Here we run down each element of the lists and call "unify" recursively to see if they match. We pass "unify" the expected element type, which is an argument to the List function. So where does this element type come from? We simply pass in a compound type description when we call unify:

% unify {List Num} {1 2 3 ?d} {1 ?b 3.0 4}
?b 2 ?d 4

The "invoke" procedure we defined earlier makes sure that when we call the type-function, it is expanded into:

 invoke {List Num} $a $b $env => List Num $a $b $env

And now we can start to see how powerful unification is. We can also define a type of Tuples which are heterogenous lists, but we need to specify the type of each element:

proc Tuple {types as bs env} {
    if {[llength $types] != [llength $as] ||
        [llength $as]    != [llength $bs]} { fail }
    foreach type $types a $as b $bs {
        set env [unify $type $a $b $env]
    }
    return $env
}

We can then define dictionaries in a similar manner:

proc Dict {types as bs env} {
    if {[dict size $types] != [dict size $as] ||
        [dict size $as]    != [dict size $bs]} { fail }
    dict for {key type} $types {
        if {![dict exists $as $key] || ![dict exists $bs $key]} { fail }
        set env [unify $type [dict get $as $key] \
                             [dict get $bs $key] $env]
    }
    return $env
}

Here we parameterise our Dict type with a dictionary describing the types of each key/value mapping. We then check that each value has precisely the same mappings and try to unify each individual. More flexible schemes are possible; for instance, we could allow each dictionary to contain extra keys which are not in our type mapping -- structural sub-typing, but I'll leave that as an exercise.

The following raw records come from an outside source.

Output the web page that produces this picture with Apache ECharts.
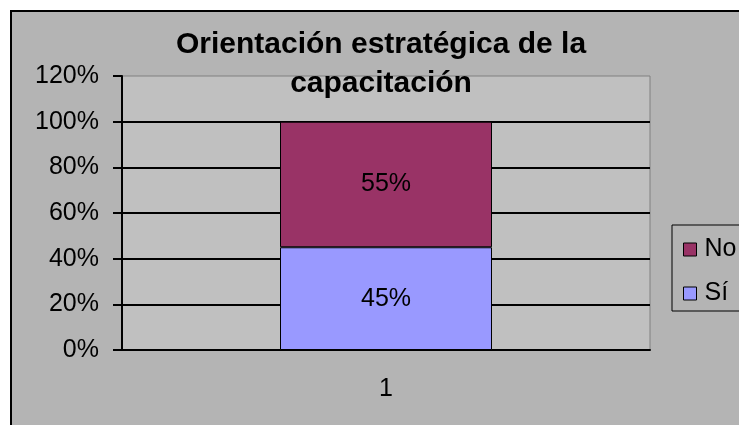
<!DOCTYPE html>
<html>
<head>
<meta charset="utf-8">
<script src="https://cdn.jsdelivr.net/npm/echarts@6/dist/echarts.min.js"></script>
<style>
  html, body { margin: 0; padding: 0; background: #fff; overflow: hidden; }
  #frame {
    position: absolute; left: 10px; top: 10px;
    width: 800px; height: 500px;
    border: 2px solid #000; background: #b4b4b4;
  }
  #chart { position: absolute; left: 0; top: 0; width: 739px; height: 425px; }
</style>
</head>
<body>
<div id="frame"></div>
<div id="chart"></div>
<script>
// datos
const categories = ["1"];
const siValues = [45];
const noValues = [55];
const legendNames = ["No", "Sí"];

const chart = echarts.init(document.getElementById("chart"));

const labelStyle = {
  show: true,
  position: "inside",
  formatter: "{c}%",
  fontSize: 25,
  color: "#000",
  textBorderWidth: 0,
};

chart.setOption({
  backgroundColor: "transparent",
  textStyle: { fontFamily: "Liberation Sans, Arial, sans-serif" },
  title: {
    text: "Orientación estratégica de la\ncapacitación",
    left: 381,
    top: 25,
    textAlign: "center",
    padding: 0,
    textStyle: {
      fontSize: 30,
      fontWeight: "bold",
      lineHeight: 39,
      color: "#000",
    },
  },
  legend: {
    data: legendNames,
    orient: "vertical",
    left: 672,
    top: 225,
    padding: [12, 40, 5, 11],
    itemGap: 19,
    itemWidth: 13,
    itemHeight: 13,
    icon: "rect",
    borderColor: "#000",
    borderWidth: 1,
    itemStyle: { borderColor: "#000", borderWidth: 1 },
    textStyle: { fontSize: 25, color: "#000", padding: [0, 0, 0, 3] },
  },
  grid: {
    left: 122,
    top: 76,
    width: 528,
    height: 274,
    show: true,
    backgroundColor: "#C0C0C0",
    borderColor: "#808080",
    borderWidth: 1,
  },
  xAxis: {
    type: "category",
    data: categories,
    axisLine: { lineStyle: { color: "#000", width: 2 } },
    axisTick: { length: 9, lineStyle: { color: "#000", width: 2 } },
    axisLabel: { fontSize: 25, color: "#000", margin: 27 },
  },
  yAxis: {
    type: "value",
    min: 0,
    max: 120,
    interval: 20,
    axisLine: { show: true, lineStyle: { color: "#000", width: 2 } },
    axisTick: { show: true, length: 9, lineStyle: { color: "#000", width: 2 } },
    axisLabel: { formatter: "{value}%", fontSize: 25, color: "#000", margin: 23 },
    splitLine: { showMaxLine: false, lineStyle: { color: "#000", width: 2 } },
  },
  series: [
    {
      name: "Sí",
      type: "bar",
      stack: "total",
      data: siValues,
      barWidth: 212,
      itemStyle: { color: "#9999FF", borderColor: "#000", borderWidth: 1 },
      label: labelStyle,
    },
    {
      name: "No",
      type: "bar",
      stack: "total",
      data: noValues,
      barWidth: 212,
      itemStyle: { color: "#993366", borderColor: "#000", borderWidth: 1 },
      label: labelStyle,
    },
  ],
});
</script>
</body>
</html>
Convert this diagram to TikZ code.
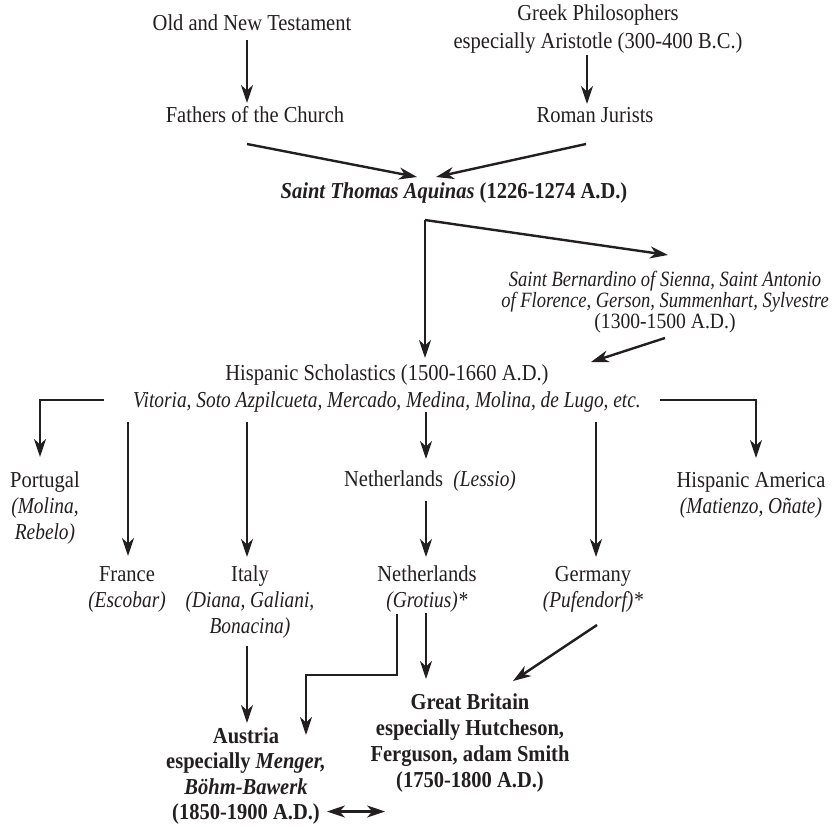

We can now perform unification over very complex structures:

# Simple aliases:
proc def {name = args} {
    interp alias {} $name {} {*}$args
}
# Create a type for people:
def Person = Dict {
    name       String
    age        Num
    birthday   {Tuple {Num String}}
}
set neil {
    age        25
    name       "Neil Madden"
    birthday   {27 October}
}
array set ans [unify Person $neil {
    name     ?name 
    birthday {? ?month} 
    age      ?
}]
puts "$ans(?name)'s birthday is in $ans(?month)"

As you can see, unification forms the basis of some powerful structural querying, which we can use in a little database with unification.

There is still a piece of the puzzle missing however. When we have performed unification, we end up with an environment dictionary that maps variable names to the values they unified with. However, variables may unify with other variables, and with structures that contain variables. It is not always possible to resolve these variable references during unification as some variables may be unbound. In order to fix this, we can use a lookup procedure which takes care to resolve any free variables from the environment:

proc resolve {env term} {
     while {[var? $term]} { set term [dict get $env $term] }
     if {[llength $term] > 1} {
         set ret [list]
         foreach item $term {
             lappend ret [resolve $env $item]
         }
         return $ret
     }
     return $term
}

This allows us to resolve some quite tricky cases in unification. For instance, consider the following:

def ComplexType = Tuple {String {List String} String}
set res [unify ComplexType {f {g ?a} ?a} {f ?b abc}]
dict for {var term} $res {
    puts "$var = [resolve $res $term]"
}

This prints

?a = abc
?b = g abc

Which is indeed the correct unification. Note that our resolve procedure makes some assumptions about the layout of the data it gets. It should really be parameterised over types like our unification algorithm, but it should work for all our types so far. Also note that this is where the lack of an occurs-check can cause trouble: the resolve procedure will go into an infinite loop if any variable is bound to a term which contains itself.

In the current code above, we assume that each element is known to be of the correct type before we attempt unification. We can remove this assumption by tagging data with an indication of the type and then checking that the types match at the start of "unify" (simply "fail" if they don't match). I'll leave this as another exercise for the curious reader, as well as coming up with a definition of when two types match (e.g., taking into account sub-typing etc).